Hafta sonu eşimin toplantısı dolayısıyla İzmir'e seyahat ettik. Fırsat bu fırsat diyerek iki gün de Alaçatı’da program yaparak yazda yapamadığınız yaz tatilini sonbahar tatili olarak değerlendirmek istedik.

Alaçatı son yıllarda yıldızı parlayan bir tatil destinasyonu… Yıllar önce geldiğimde kendi halinde bir Ege kasabası iken şimdi ise magazin programlarının vazgeçilmezi… Sörf okulları, butik tarzı otelleriyle tatil yapmak isteyenlerin vazgeçemediği, adından sıkça söz ettiren bir tatil kasabası… Bu gibi destinasyonları incelemek, gözlemlemek; biz de  neler yapabiliriz sorusuna cevap aramak, bu güzel yerlerden faydalanıp, bilgi dağarcığımızı genişletmek her zaman en çok merak ettiklerim arasında olmuştur ve sizler için Alaçatı’yı keşfe çıktım.

Daracık sokakları, taş evleri, taş sokaklara atılan masalları….

Hediyelik eşya satan yerlerde Alaçatı’ya ait magnetleri, özel tasarım atölyelerinin ürünleri…(zevkli alışveriş dedikleri bu olsa gerek)

Aslına bakarsanız Alaçatı’nın  en önemli özelliklerinden biri de hiç bir yerde plastik sandalyeye hatta çiçeğe rastlamıyor oluşunuz. Yine renkler hep pastel olarak döşenen Alaçıta’da, mavi kapılar da dikkat çekiyor.


Alaçatı’nın caddelerinde rastladığınız köpekleri insanlarla birlikte yaşamayı öğrenmiş. İnsanlar da onlara o kadar sevgi ile yaklaşıyorlar ki köpekten korkan turiste rastlamanız mümkün değil. Bu noktada aklıma Mağusa’nın  yollarda yatan ve gezen köpekleri geldi.  Kabul edelim ki biz de hayvanlara çok iyi bakıyoruz ve köpeklerimizin  hayatlarımızda ayrı bir yeri olmaya başladı.
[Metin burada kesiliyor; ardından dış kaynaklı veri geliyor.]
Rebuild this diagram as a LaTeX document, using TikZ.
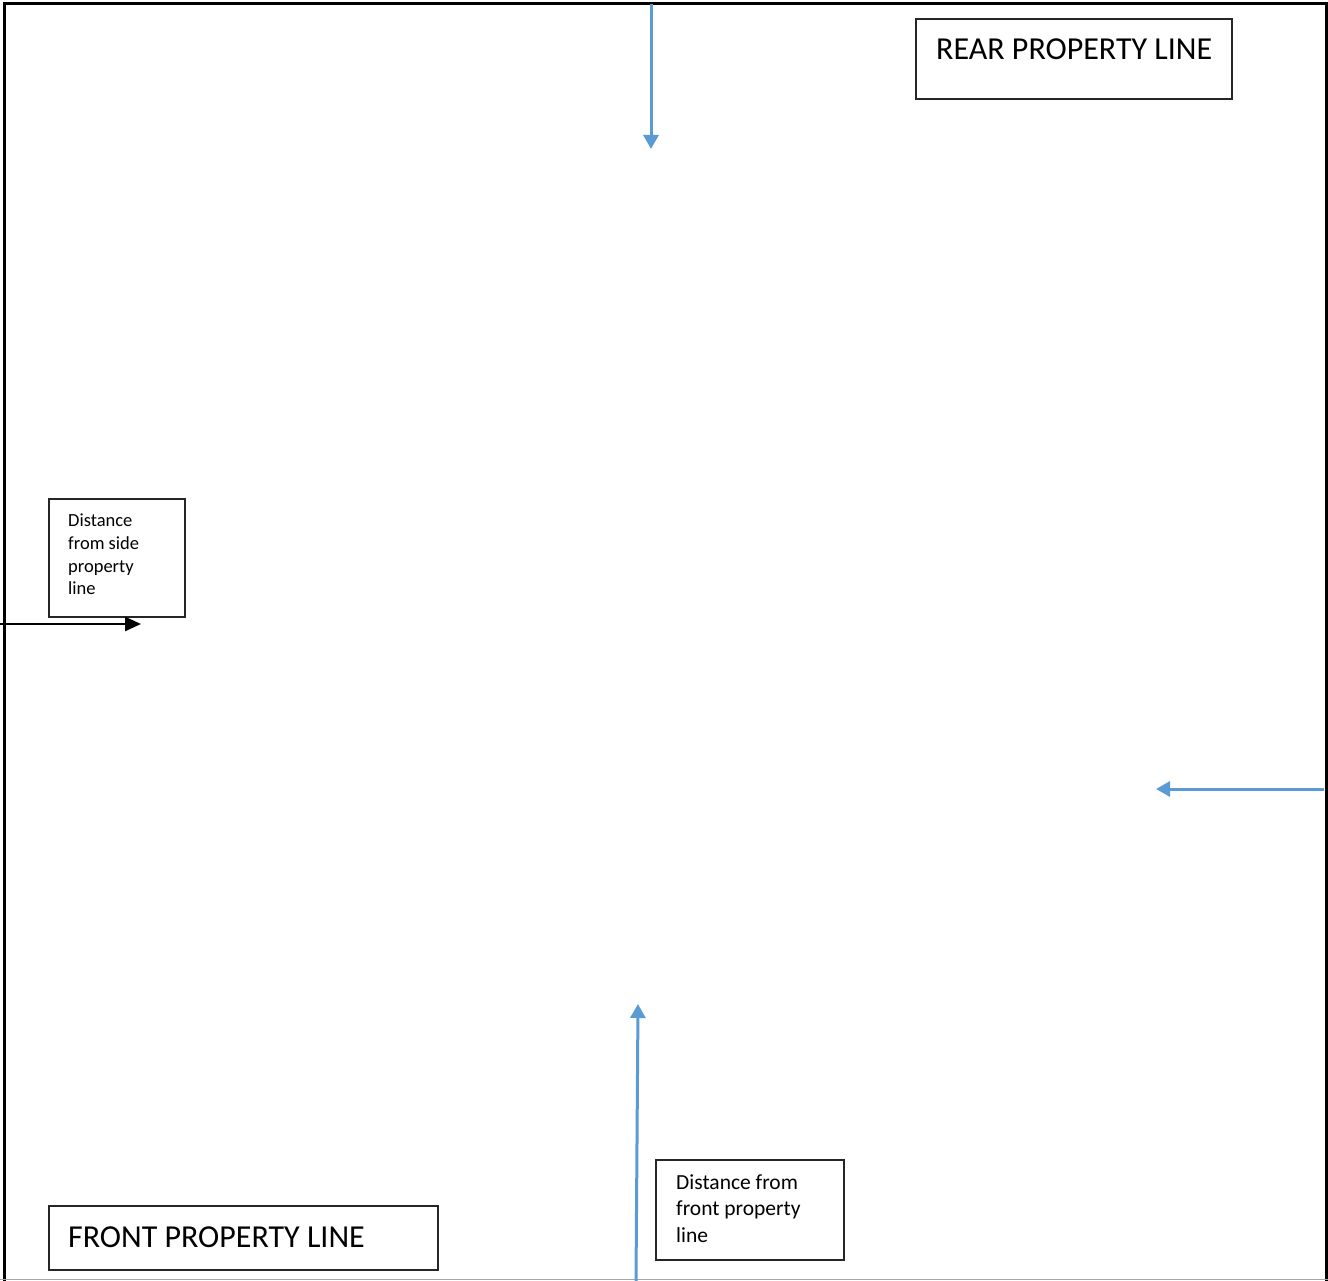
\documentclass[tikz,border=0pt]{standalone}
\usepackage{fontspec}
\setmainfont{Carlito}
\usetikzlibrary{arrows.meta}
\definecolor{arrowblue}{HTML}{5B9BD5}
\definecolor{boxline}{HTML}{262626}
\tikzset{
  lbox/.style={draw=boxline, line width=1.6pt, inner sep=0pt, anchor=north west},
  bigtxt/.style={anchor=base west, inner sep=0pt, font=\fontsize{32}{38}\selectfont},
  smalltxt/.style={anchor=base west, inner sep=0pt, align=left, font=\fontsize{18.5}{22.6}\selectfont},
  midtxt/.style={anchor=base west, inner sep=0pt, align=left, font=\fontsize{21.5}{26.5}\selectfont},
  bluearrow/.style={draw=arrowblue, line width=3pt, -{Triangle[length=14pt,width=15pt]}},
  blackarrow/.style={draw=black, line width=2.5pt, -{Triangle[length=16pt,width=14pt]}}
}
\begin{document}
\begin{tikzpicture}[x=1pt,y=-1pt]
\useasboundingbox (0,0) rectangle (1328,1281);
% outer border
\draw[line width=3pt] (4,1281) -- (4,4) -- (1326,4) -- (1326,1281);
\draw[gray!70, line width=1.5pt] (0,1279.5) -- (1328,1279.5);

% boxes
\node[lbox, minimum width=316pt, minimum height=80pt] (rear) at (915,18) {};
\node[bigtxt] (reart) at (936,60) {REAR PROPERTY LINE};

\node[lbox, minimum width=136pt, minimum height=118pt] (side) at (48,498) {};
\node[smalltxt, anchor=north west] (sidet) at (68,514) {Distance\\from side\\property\\line};

\node[lbox, minimum width=389pt, minimum height=64pt] (front) at (48,1205) {};
\node[bigtxt] (frontt) at (68,1247) {FRONT PROPERTY LINE};

\node[lbox, minimum width=188pt, minimum height=100pt] (fdist) at (655,1159) {};
\node[midtxt, anchor=north west] (fdistt) at (676,1174) {Distance from\\front property\\line};

% arrows
\coordinate (tA) at (651,4);
\coordinate (tB) at (651,149);
\coordinate (rA) at (1324,789);
\coordinate (rB) at (1156,789);
\coordinate (bA) at (636,1281);
\coordinate (bB) at (638,1004);
\coordinate (lA) at (0,624);
\coordinate (lB) at (141,624);
\draw[bluearrow] (tA) -- (tB);
\draw[bluearrow] (rA) -- (rB);
\draw[bluearrow] (bA) -- (bB);
\draw[blackarrow] (lA) -- (lB);
\end{tikzpicture}
\end{document}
Taş evleri ile ünlü bir destinasyon demiştim. Beş oda ve 10 odaya kadar her yer konukevi , pansiyon ve otellerle dolu… Kendisi işletemiyorsa kiralayarak bölge turizmine katkı sağlanıyor. Bahçeli evler cemileler ile (begonvil diyorlar) süslenmiş. Esnafın sıcaklığı ve yardımseverliği pahalı olan Alaçatı’yı unutulmaz kılıyor ! Ve insanlar tekrar tekrar bu tatil beldesine gitmek için bir yıl önceden  rezervasyonlarını yapıyorlar.
Çünkü kaç yıldır belirledikleri standart politikalarından ödün vermiyorlar….

Belki bir gün biz de Alaçatı gibi oluruz ne dersiniz?